- **TASK PROMPT**
Extract word for word the lines of the listing from its start to the line holding "import plotly.graph_objects as go", both ends kept; pictures are not part of the copy.
Start of GIVEN RECORDS
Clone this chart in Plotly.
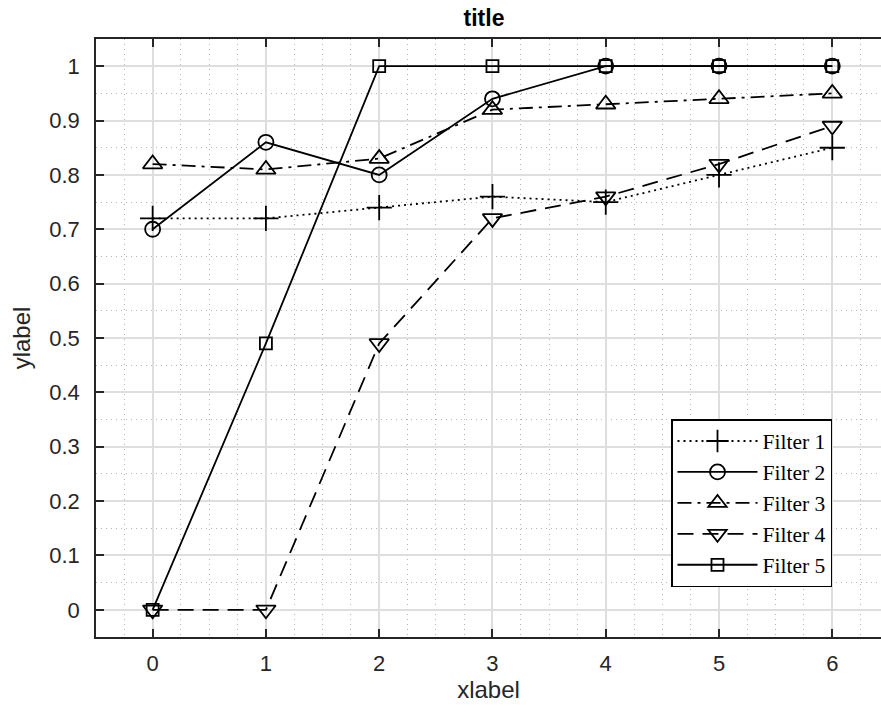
import plotly.graph_objects as go

x_vals = [0, 1, 2, 3, 4, 5, 6]
filter1 = [0.72, 0.72, 0.74, 0.76, 0.75, 0.80, 0.85]
filter2 = [0.70, 0.86, 0.80, 0.94, 1.00, 1.00, 1.00]
filter3 = [0.82, 0.81, 0.83, 0.92, 0.93, 0.94, 0.95]
filter4 = [0.00, 0.00, 0.49, 0.72, 0.76, 0.82, 0.89]
filter5 = [0.00, 0.49, 1.00, 1.00, 1.00, 1.00, 1.00]
names = ["Filter 1", "Filter 2", "Filter 3", "Filter 4", "Filter 5"]
series = [filter1, filter2, filter3, filter4, filter5]

symbols = ["cross-thin-open", "circle-open", "triangle-up-open", "triangle-down-open", "square-open"]
sizes = [18, 15, 17, 17, 12]
dashes = ["2px,4px", "solid", "14px,6px,3px,6px", "16px,9px", "solid"]

fig = go.Figure()
for name, ys, sym, sz, dsh in zip(names, series, symbols, sizes, dashes):
    fig.add_trace(go.Scatter(
        x=x_vals, y=ys, name=name, mode="lines+markers",
        line=dict(color="black", width=1.8, dash=dsh),
        marker=dict(symbol=sym, size=sz, color="black", line=dict(color="black", width=1.8)),
    ))

sans = "Liberation Sans, Arial, sans-serif"
axis_font = dict(family=sans, size=22, color="#262626")
label_font = dict(family=sans, size=24, color="#262626")
fig.update_layout(
    width=881, height=713,
    margin=dict(l=96, r=0, t=39, b=76),
    plot_bgcolor="white", paper_bgcolor="white",
    title=dict(text="<b>title</b>", x=484 / 881, xref="container", xanchor="center",
               y=1 - 18 / 713, yref="container", yanchor="middle",
               font=dict(family=sans, size=23, color="black")),
    legend=dict(x=(832 - 96) / 785, xanchor="right", y=(637 - 587) / 598, yanchor="bottom",
                bgcolor="white", bordercolor="black", borderwidth=1.5,
                font=dict(family="Liberation Serif, DejaVu Serif, serif", size=21.5, color="black"),
                itemwidth=80, tracegroupgap=0),
    showlegend=True,
)

fig.update_xaxes(
    range=[-0.5, 6.43], dtick=1, tick0=0, ticks="inside", ticklen=8, tickwidth=1.5, tickcolor="#262626",
    showline=True, linecolor="#262626", linewidth=1.5, mirror="ticks",
    showgrid=True, gridcolor="#dedede", gridwidth=1.5, zeroline=False,
    tickfont=axis_font, ticklabelstandoff=6,
    title=dict(text="xlabel", font=label_font, standoff=6),
    minor=dict(dtick=0.25, showgrid=True, gridcolor="#b4b4b4", griddash="1px,4px", gridwidth=1, ticks=""),
)
fig.update_yaxes(
    range=[-0.05, 1.05], dtick=0.1, tick0=0, ticks="inside", ticklen=8, tickwidth=1.5, tickcolor="#262626",
    showline=True, linecolor="#262626", linewidth=1.5, mirror=False,
    showgrid=True, gridcolor="#dedede", gridwidth=1.5, zeroline=False,
    tickfont=axis_font, ticklabelstandoff=10,
    title=dict(text="ylabel", font=label_font, standoff=12),
    minor=dict(dtick=0.05, showgrid=True, gridcolor="#b4b4b4", griddash="1px,4px", gridwidth=1, ticks=""),
)

fig.write_html("out.html", config={"displayModeBar": False},
               post_script="document.body.style.margin='0';document.body.style.overflow='hidden';")
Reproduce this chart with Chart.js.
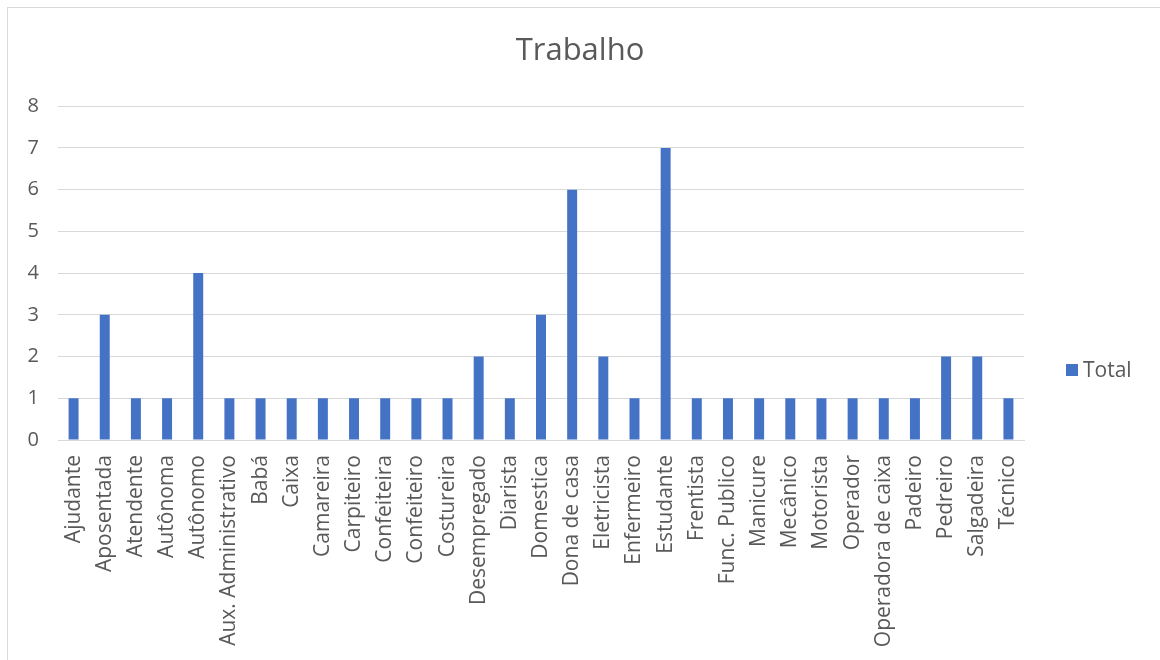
<!DOCTYPE html>
<html>
<head>
<meta charset="utf-8">
<script src="https://cdn.jsdelivr.net/npm/chart.js@4"></script>
<style>
  html, body { margin:0; padding:0; background:#fff; overflow:hidden; }
  #wrap { position:relative; width:1160px; height:660px; }
  #frame { position:absolute; left:7px; top:7px; width:1200px; height:700px; border:1px solid #d9d9d9; box-sizing:border-box; }
  canvas { position:absolute; left:0; top:0; }
</style>
</head>
<body>
<div id="wrap">
  <div id="frame"></div>
  <canvas id="trabalhoChart" width="1160" height="660"></canvas>
</div>
<script>
const categorias = ['Ajudante','Aposentada','Atendente','Autônoma','Autônomo','Aux. Administrativo','Babá','Caixa','Camareira','Carpiteiro','Confeiteira','Confeiteiro','Costureira','Desempregado','Diarista','Domestica','Dona de casa','Eletricista','Enfermeiro','Estudante','Frentista','Func. Publico','Manicure','Mecânico','Motorista','Operador','Operadora de caixa','Padeiro','Pedreiro','Salgadeira','Técnico'];
const totais = [1,3,1,1,4,1,1,1,1,1,1,1,1,2,1,3,6,2,1,7,1,1,1,1,1,1,1,1,2,2,1];
const yMax = 8;

const txt = '#595959';
const grade = '#d9d9d9';
const azul = '#4472C4';
const fonte = "'Open Sans', sans-serif";

// legend drawn by hand so it can sit lower than the plot's middle
const legendaDireita = {
  id: 'legendaDireita',
  afterDraw(chart) {
    const ctx = chart.ctx;
    const ds = chart.data.datasets[0];
    ctx.save();
    ctx.fillStyle = ds.backgroundColor;
    ctx.fillRect(1066, 364, 12, 12);
    ctx.fillStyle = txt;
    ctx.font = '21px ' + fonte;
    ctx.textBaseline = 'middle';
    ctx.textAlign = 'left';
    ctx.fillText(ds.label, 1083, 371);
    ctx.restore();
  }
};

new Chart(document.getElementById('trabalhoChart'), {
  type: 'bar',
  data: {
    labels: categorias,
    datasets: [{ label: 'Total', data: totais, backgroundColor: azul, categoryPercentage: 1, barPercentage: 0.32 }]
  },
  options: {
    responsive: false,
    animation: false,
    layout: { padding: 0 },
    plugins: {
      legend: { display: false },
      tooltip: { enabled: false },
      title: {
        display: true,
        text: 'Trabalho',
        color: txt,
        font: { family: fonte, size: 31, weight: 'normal' },
        padding: { top: 33, bottom: 36 }
      }
    },
    scales: {
      x: {
        grid: { display: false, drawTicks: false },
        border: { display: true, color: grade, width: 1 },
        ticks: { color: txt, font: { family: fonte, size: 21 }, minRotation: 90, maxRotation: 90, autoSkip: false, padding: 15 },
        afterFit(s) { s.height = 220; }
      },
      y: {
        min: 0, max: yMax,
        grid: { color: grade, drawTicks: false },
        border: { display: false },
        ticks: { stepSize: 1, color: txt, font: { family: fonte, size: 20 }, padding: 19 },
        afterFit(s) { s.width = 58; }
      },
      // empty right column that leaves room for the legend
      margem: {
        type: 'linear', position: 'right', display: true,
        grid: { display: false }, border: { display: false }, ticks: { display: false },
        afterFit(s) { s.width = 136; }
      }
    }
  },
  plugins: [legendaDireita]
});
</script>
</body>
</html>
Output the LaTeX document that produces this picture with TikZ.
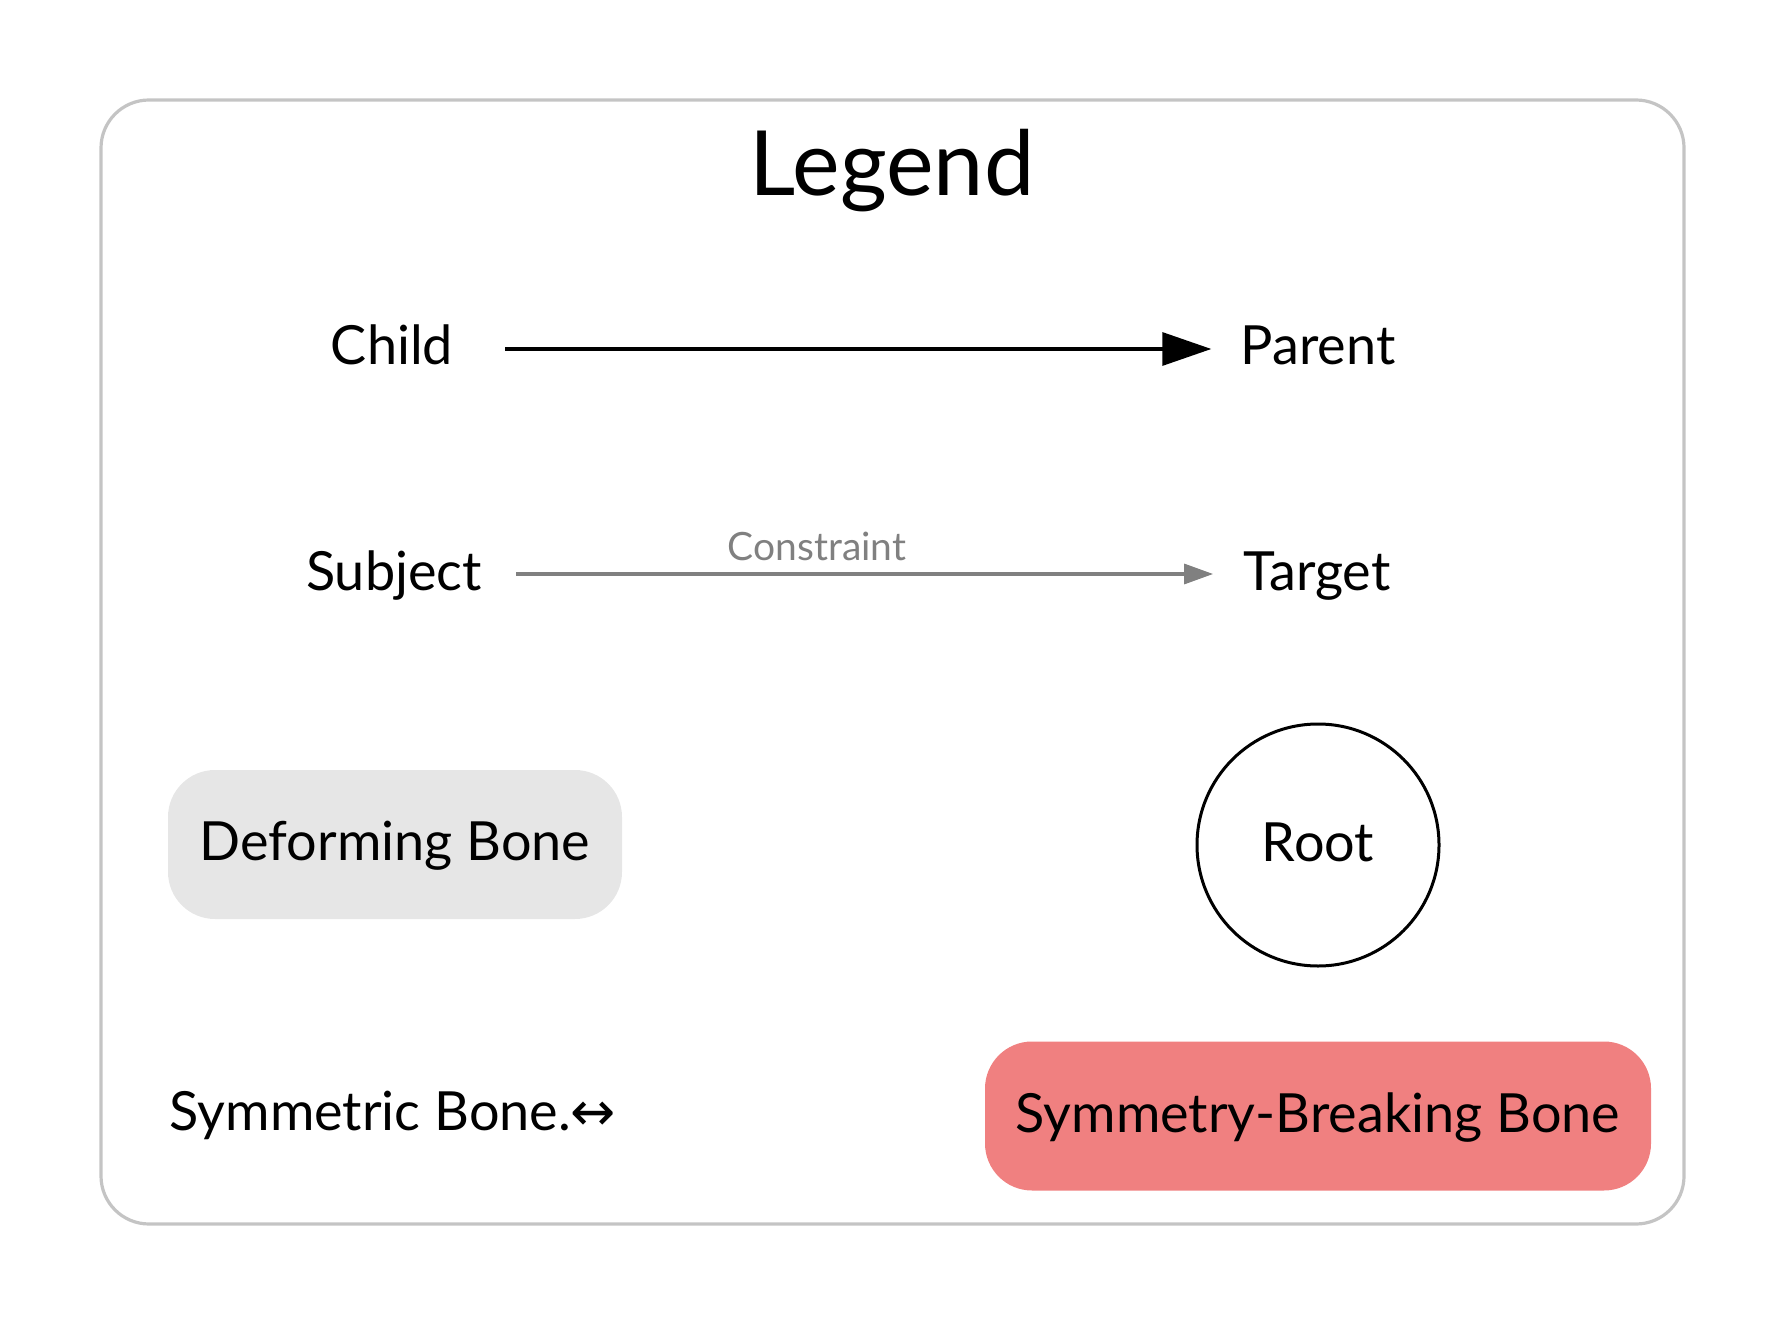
End of GIVEN RECORDS
- **ANSWER TO THIS PROBLEM**
Clone this chart in Plotly.
import plotly.graph_objects as go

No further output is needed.